DIRECTIONS »
Give again only the lines running from the one with "Write the matplotlib code for this chart." through the one with "import numpy as np", inclusive. Omit every picture.

_ _ _ _

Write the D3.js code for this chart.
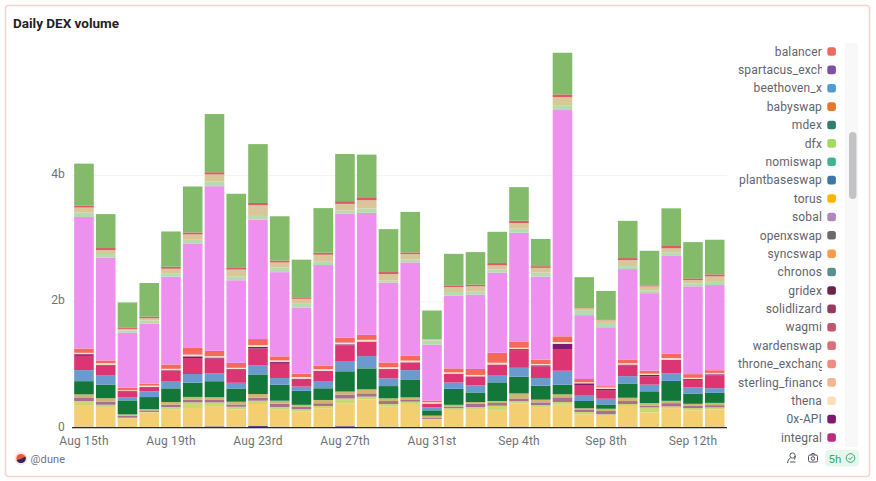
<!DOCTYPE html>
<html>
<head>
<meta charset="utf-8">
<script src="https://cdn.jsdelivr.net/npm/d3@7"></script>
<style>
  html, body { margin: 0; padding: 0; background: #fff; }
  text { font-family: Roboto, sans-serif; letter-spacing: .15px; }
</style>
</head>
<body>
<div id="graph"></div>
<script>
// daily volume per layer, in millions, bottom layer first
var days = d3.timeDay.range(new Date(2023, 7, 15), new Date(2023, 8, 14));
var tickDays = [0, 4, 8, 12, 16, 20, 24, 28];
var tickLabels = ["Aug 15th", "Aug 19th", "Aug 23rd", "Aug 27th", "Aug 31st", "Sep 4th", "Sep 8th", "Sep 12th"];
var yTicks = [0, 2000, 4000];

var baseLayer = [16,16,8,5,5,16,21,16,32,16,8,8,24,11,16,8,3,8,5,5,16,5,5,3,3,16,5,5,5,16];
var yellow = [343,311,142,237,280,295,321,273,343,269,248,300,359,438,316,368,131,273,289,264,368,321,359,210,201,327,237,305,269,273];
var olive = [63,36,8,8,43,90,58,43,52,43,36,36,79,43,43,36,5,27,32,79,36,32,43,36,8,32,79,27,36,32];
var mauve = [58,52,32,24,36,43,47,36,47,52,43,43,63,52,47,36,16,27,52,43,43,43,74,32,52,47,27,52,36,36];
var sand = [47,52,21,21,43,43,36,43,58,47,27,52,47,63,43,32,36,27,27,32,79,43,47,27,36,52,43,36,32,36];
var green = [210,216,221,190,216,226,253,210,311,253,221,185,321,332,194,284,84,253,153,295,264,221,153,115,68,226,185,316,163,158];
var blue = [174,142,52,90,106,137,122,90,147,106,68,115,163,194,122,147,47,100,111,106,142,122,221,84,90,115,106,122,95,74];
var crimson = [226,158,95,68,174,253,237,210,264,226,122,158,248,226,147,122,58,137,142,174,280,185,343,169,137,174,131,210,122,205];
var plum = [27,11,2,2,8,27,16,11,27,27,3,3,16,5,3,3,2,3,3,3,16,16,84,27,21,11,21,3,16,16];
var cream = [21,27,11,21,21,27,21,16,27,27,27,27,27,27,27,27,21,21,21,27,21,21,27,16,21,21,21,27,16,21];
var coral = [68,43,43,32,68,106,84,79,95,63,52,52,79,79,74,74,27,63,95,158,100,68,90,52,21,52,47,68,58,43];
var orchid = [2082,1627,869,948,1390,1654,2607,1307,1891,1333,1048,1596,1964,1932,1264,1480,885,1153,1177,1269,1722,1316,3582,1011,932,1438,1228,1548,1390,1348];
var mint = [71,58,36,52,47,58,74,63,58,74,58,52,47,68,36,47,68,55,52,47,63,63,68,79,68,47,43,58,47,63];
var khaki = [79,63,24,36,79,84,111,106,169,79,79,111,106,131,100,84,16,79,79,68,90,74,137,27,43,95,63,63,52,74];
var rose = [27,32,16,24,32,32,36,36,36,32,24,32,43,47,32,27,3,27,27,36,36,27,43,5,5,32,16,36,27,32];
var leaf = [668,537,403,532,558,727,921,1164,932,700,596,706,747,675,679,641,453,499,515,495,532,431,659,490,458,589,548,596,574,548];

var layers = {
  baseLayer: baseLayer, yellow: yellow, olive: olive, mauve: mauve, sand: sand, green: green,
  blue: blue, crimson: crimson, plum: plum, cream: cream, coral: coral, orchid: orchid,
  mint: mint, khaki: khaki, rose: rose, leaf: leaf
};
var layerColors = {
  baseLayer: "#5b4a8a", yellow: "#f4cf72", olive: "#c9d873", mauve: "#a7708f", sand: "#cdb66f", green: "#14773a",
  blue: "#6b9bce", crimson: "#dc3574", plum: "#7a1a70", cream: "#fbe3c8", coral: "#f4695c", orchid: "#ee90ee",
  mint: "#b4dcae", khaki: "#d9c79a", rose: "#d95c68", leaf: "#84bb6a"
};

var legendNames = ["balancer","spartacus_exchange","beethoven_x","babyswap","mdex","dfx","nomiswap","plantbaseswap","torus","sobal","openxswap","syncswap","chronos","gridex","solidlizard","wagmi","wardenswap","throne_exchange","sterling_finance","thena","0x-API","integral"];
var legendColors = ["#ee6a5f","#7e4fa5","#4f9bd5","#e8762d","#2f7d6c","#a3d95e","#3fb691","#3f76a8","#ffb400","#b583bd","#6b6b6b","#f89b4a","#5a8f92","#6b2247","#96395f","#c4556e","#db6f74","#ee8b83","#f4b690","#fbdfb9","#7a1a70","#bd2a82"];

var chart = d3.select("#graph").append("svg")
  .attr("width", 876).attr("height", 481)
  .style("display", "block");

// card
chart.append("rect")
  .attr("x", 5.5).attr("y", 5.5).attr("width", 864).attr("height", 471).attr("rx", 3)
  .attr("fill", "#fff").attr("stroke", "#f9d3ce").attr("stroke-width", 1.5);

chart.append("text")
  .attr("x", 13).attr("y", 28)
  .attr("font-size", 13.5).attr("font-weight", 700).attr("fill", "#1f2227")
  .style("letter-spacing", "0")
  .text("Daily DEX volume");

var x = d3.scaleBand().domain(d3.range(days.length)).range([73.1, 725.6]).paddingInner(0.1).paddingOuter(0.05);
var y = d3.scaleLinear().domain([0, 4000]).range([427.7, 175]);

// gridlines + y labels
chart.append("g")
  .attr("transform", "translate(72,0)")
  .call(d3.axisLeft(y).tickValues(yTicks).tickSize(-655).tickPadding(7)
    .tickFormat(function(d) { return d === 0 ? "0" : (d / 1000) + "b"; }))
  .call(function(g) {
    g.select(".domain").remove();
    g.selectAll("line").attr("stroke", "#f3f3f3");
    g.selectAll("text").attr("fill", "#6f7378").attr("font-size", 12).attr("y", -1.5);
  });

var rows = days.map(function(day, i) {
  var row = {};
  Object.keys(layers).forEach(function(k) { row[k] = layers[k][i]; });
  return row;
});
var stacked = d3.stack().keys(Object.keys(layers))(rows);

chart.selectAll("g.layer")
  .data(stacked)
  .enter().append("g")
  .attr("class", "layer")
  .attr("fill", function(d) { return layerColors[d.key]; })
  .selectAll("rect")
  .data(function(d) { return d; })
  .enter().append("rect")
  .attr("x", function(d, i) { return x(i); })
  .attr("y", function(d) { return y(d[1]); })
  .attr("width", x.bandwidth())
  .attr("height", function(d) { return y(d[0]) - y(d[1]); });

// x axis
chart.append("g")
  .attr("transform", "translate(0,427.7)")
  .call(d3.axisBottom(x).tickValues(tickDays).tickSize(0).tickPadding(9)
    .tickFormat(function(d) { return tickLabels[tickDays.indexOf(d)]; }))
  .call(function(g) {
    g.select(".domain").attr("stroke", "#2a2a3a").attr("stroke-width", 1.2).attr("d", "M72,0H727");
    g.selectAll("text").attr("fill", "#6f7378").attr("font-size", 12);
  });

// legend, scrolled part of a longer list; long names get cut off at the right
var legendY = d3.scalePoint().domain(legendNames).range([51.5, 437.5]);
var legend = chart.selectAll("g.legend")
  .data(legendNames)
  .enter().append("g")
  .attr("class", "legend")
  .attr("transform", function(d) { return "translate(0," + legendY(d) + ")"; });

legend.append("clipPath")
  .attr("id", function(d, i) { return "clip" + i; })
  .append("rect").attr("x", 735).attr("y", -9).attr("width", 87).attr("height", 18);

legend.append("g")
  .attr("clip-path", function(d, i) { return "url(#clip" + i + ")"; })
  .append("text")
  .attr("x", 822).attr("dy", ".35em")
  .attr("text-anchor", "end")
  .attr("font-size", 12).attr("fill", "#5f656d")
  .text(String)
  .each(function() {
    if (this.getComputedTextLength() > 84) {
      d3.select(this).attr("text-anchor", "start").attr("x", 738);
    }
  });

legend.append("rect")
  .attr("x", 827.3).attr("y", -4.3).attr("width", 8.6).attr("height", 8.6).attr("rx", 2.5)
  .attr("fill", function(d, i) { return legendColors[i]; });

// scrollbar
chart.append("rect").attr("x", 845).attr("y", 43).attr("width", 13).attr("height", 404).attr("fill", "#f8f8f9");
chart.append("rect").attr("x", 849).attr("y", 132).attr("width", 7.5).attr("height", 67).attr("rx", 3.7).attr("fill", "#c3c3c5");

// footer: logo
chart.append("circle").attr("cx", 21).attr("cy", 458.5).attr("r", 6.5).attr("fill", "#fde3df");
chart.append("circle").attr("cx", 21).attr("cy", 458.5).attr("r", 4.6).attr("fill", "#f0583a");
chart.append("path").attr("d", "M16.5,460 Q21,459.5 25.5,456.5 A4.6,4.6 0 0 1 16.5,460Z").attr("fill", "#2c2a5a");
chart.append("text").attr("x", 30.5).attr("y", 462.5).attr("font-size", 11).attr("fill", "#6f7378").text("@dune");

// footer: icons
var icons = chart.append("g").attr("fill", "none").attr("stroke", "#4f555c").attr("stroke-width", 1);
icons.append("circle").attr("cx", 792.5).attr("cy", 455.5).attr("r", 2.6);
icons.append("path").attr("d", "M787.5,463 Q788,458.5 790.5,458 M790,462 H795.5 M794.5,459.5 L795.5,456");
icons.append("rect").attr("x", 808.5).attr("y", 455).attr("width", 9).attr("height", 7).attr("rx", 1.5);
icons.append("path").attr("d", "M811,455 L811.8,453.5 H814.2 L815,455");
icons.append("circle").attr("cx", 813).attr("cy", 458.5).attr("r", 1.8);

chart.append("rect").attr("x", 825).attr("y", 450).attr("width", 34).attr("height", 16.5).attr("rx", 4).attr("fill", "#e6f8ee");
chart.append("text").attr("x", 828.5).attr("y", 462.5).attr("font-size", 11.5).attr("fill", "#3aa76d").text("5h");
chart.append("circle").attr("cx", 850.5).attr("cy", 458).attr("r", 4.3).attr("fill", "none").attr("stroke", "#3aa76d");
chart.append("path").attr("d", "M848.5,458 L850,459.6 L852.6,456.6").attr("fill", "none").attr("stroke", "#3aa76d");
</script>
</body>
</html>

_ _ _ _

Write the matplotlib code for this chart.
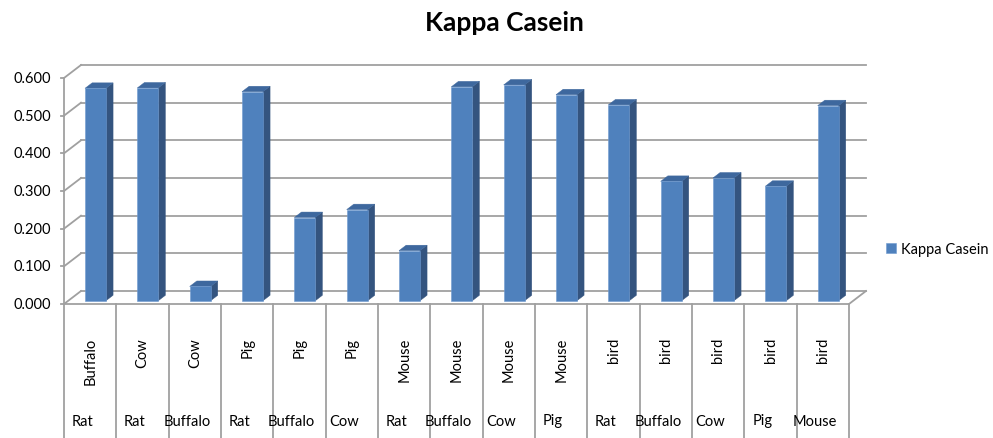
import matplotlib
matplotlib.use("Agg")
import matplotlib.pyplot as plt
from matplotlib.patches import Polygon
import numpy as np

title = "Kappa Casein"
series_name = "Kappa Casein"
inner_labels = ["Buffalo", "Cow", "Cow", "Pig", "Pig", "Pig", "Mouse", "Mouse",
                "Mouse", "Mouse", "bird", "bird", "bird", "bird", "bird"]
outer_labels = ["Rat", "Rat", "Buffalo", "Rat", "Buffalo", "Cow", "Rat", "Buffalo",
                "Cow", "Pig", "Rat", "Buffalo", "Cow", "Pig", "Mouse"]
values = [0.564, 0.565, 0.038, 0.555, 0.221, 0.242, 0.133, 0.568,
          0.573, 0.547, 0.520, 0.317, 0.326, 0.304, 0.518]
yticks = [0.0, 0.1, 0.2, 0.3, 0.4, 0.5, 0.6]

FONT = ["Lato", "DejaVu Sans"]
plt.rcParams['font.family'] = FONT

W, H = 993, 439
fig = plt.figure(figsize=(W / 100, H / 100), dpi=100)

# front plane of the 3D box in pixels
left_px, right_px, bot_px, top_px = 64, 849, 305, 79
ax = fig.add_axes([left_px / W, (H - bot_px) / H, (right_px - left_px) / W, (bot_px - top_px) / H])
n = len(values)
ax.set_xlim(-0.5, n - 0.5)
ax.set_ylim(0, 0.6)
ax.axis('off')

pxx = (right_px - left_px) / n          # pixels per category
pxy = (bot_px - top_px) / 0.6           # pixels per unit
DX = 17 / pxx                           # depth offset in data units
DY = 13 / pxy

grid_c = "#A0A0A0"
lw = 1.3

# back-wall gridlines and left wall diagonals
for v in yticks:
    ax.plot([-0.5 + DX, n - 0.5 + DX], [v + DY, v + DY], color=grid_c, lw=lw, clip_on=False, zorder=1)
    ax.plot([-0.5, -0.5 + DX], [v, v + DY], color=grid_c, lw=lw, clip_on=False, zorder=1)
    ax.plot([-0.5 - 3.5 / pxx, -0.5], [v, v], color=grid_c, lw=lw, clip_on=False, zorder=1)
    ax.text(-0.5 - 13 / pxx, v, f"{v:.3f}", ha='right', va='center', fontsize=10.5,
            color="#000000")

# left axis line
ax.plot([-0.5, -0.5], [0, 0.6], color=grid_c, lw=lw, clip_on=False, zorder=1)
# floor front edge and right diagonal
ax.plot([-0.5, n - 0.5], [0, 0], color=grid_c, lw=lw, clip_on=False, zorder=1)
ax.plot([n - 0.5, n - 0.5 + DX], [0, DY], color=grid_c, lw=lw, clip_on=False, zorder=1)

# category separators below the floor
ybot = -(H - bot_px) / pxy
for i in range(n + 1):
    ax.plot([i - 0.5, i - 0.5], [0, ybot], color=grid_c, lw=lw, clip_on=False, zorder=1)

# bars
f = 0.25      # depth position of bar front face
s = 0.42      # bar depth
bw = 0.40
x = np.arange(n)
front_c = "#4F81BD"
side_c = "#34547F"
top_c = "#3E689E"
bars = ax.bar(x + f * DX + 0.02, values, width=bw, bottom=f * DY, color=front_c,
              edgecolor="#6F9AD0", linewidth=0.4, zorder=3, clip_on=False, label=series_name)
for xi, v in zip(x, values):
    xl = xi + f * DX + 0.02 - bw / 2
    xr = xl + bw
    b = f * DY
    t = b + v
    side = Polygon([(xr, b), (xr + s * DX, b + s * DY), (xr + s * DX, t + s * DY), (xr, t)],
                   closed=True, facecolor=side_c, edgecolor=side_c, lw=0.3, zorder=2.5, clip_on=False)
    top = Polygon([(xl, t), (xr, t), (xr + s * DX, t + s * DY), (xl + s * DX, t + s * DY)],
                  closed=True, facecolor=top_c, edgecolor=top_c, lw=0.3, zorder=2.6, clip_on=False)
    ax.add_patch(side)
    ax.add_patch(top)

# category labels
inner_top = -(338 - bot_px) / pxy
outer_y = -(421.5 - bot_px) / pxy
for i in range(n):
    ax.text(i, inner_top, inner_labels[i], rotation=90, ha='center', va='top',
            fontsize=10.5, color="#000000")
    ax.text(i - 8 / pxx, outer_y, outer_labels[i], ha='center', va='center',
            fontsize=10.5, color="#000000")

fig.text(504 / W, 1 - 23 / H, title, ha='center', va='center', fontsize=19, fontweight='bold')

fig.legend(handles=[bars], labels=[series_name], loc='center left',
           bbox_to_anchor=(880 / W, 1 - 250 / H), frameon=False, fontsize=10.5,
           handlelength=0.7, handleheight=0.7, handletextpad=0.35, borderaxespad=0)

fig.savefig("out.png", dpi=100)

_ _ _ _

ANSWER FOR THIS EXERCISE »
Write the matplotlib code for this chart.
import matplotlib
matplotlib.use("Agg")
import matplotlib.pyplot as plt
from matplotlib.patches import Polygon
import numpy as np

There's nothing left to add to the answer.